Ringfort (Cashel), Mulroog, Co. Galway
Co. Galway |
Ringforts
On a north-facing slope in Mulroog, County Galway, a low circular mound sits quietly in improved pastureland, easy to mistake for a natural rise in the ground.
It is, in fact, a cashel, the Irish term for a ringfort built from dry-stacked stone rather than earthen banks, and what remains of its wall has slumped so thoroughly beneath a covering of grass and soil that the structure reads less as architecture and more as a gentle suggestion of enclosure. The wall's base was originally some 7.2 metres wide, which implies a substantial construction, yet the interior height now barely reaches a metre. Something that was once a considerable local landmark has become almost entirely absorbed by the landscape around it.
The cashel measures roughly 16.8 metres in diameter, placing it within the range typical of early medieval agricultural enclosures, the kind built across Ireland between roughly the fifth and twelfth centuries to protect a farmstead and its livestock. The drystone technique, which uses no mortar, was the natural choice in a region where stone was plentiful and lime was not always easy to come by. What makes this particular site quietly awkward, historically speaking, is a field boundary that runs north to south and cuts directly through the west-north-west sector of the monument.

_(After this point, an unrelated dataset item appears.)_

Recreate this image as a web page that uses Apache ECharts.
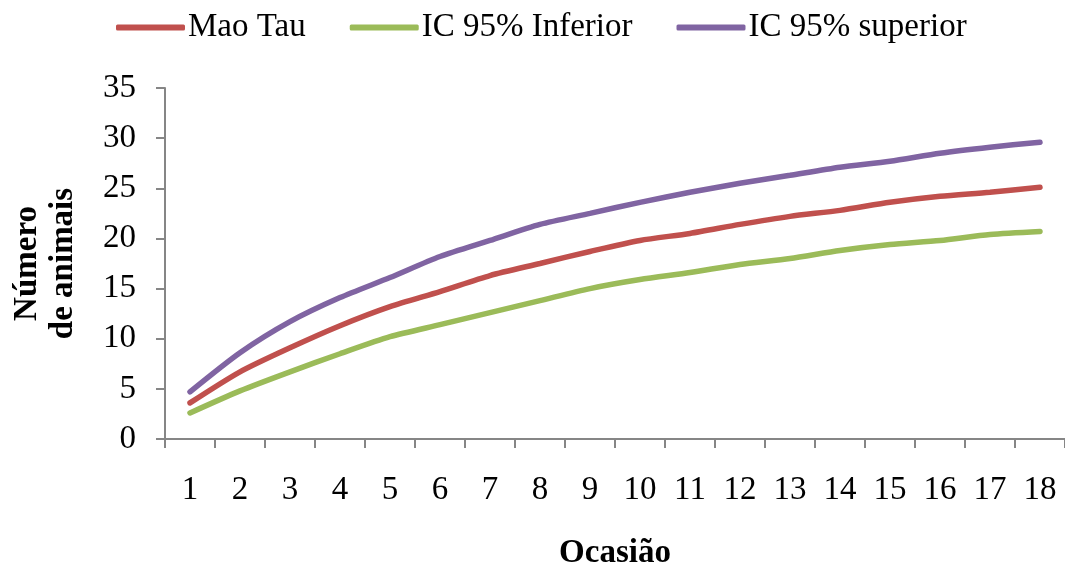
<!DOCTYPE html>
<html>
<head>
<meta charset="utf-8">
<script src="https://cdn.jsdelivr.net/npm/echarts@6/dist/echarts.min.js"></script>
<style>
html,body{margin:0;padding:0;background:#fff;}
#chart{width:1065px;height:568px;}
</style>
</head>
<body>
<div id="chart"></div>
<script>
const categories = ['1','2','3','4','5','6','7','8','9','10','11','12','13','14','15','16','17','18'];
const maoTau = [3.6, 6.7, 9.1, 11.3, 13.2, 14.7, 16.3, 17.5, 18.7, 19.8, 20.5, 21.4, 22.2, 22.8, 23.6, 24.2, 24.6, 25.1];
const icInferior = [2.6, 4.8, 6.7, 8.5, 10.2, 11.4, 12.6, 13.8, 15.0, 15.9, 16.6, 17.4, 18.0, 18.8, 19.4, 19.8, 20.4, 20.7];
const icSuperior = [4.7, 8.6, 11.7, 14.1, 16.1, 18.2, 19.8, 21.4, 22.5, 23.6, 24.6, 25.5, 26.3, 27.1, 27.7, 28.5, 29.1, 29.6];
const yTicks = { min: 0, max: 35, interval: 5 };

const FONT = '"Liberation Serif", "Times New Roman", serif';
const chart = echarts.init(document.getElementById('chart'));
const mk = (name, data, color) => ({
  name, type: 'line', data, smooth: 0.25, symbol: 'none',
  lineStyle: { width: 5.5, color, cap: 'round' }, itemStyle: { color }
});
chart.setOption({
  animation: false,
  textStyle: { fontFamily: FONT },
  legend: {
    left: 111, top: 6, itemWidth: 69, itemHeight: 6, itemGap: 44,
    icon: 'roundRect',
    textStyle: { fontFamily: FONT, fontSize: 33, color: '#000', padding: [0, 0, 0, -2] },
    data: ['Mao Tau', 'IC 95% Inferior', 'IC 95% superior']
  },
  grid: { left: 165, right: 0, top: 88, bottom: 129, containLabel: false, outerBoundsMode: 'none' },
  xAxis: {
    type: 'category', data: categories, boundaryGap: true,
    name: 'Ocasião', nameLocation: 'middle', nameGap: 98,
    nameTextStyle: { fontFamily: FONT, fontSize: 33, fontWeight: 'bold', color: '#000' },
    axisLine: { lineStyle: { color: '#868686', width: 2 } },
    axisTick: { show: true, interval: 0, length: 9, lineStyle: { color: '#868686', width: 2 } },
    axisLabel: { interval: 0, margin: 35, fontFamily: FONT, fontSize: 33, color: '#000' }
  },
  yAxis: {
    type: 'value', min: yTicks.min, max: yTicks.max, interval: yTicks.interval,
    name: 'Número\nde animais', nameLocation: 'middle', nameGap: 84, nameRotate: 90,
    nameTextStyle: { fontFamily: FONT, fontSize: 33, fontWeight: 'bold', color: '#000', lineHeight: 36 },
    splitLine: { show: false },
    axisLine: { show: true, lineStyle: { color: '#868686', width: 2 } },
    axisTick: { show: true, length: 9, lineStyle: { color: '#868686', width: 2 } },
    axisLabel: { margin: 29, fontFamily: FONT, fontSize: 33, color: '#000' }
  },
  series: [
    mk('Mao Tau', maoTau, '#C0504D'),
    mk('IC 95% Inferior', icInferior, '#9BBB59'),
    mk('IC 95% superior', icSuperior, '#8064A2')
  ]
});
</script>
</body>
</html>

At some point, someone drew a straight line across the old enclosure to divide land, and the cashel simply became part of the field system rather than something to be worked around. That kind of casual severance is common enough across the Irish countryside, but it is a reminder of how a structure can be in continuous use, as a boundary marker if nothing else, long after anyone remembers what it originally was.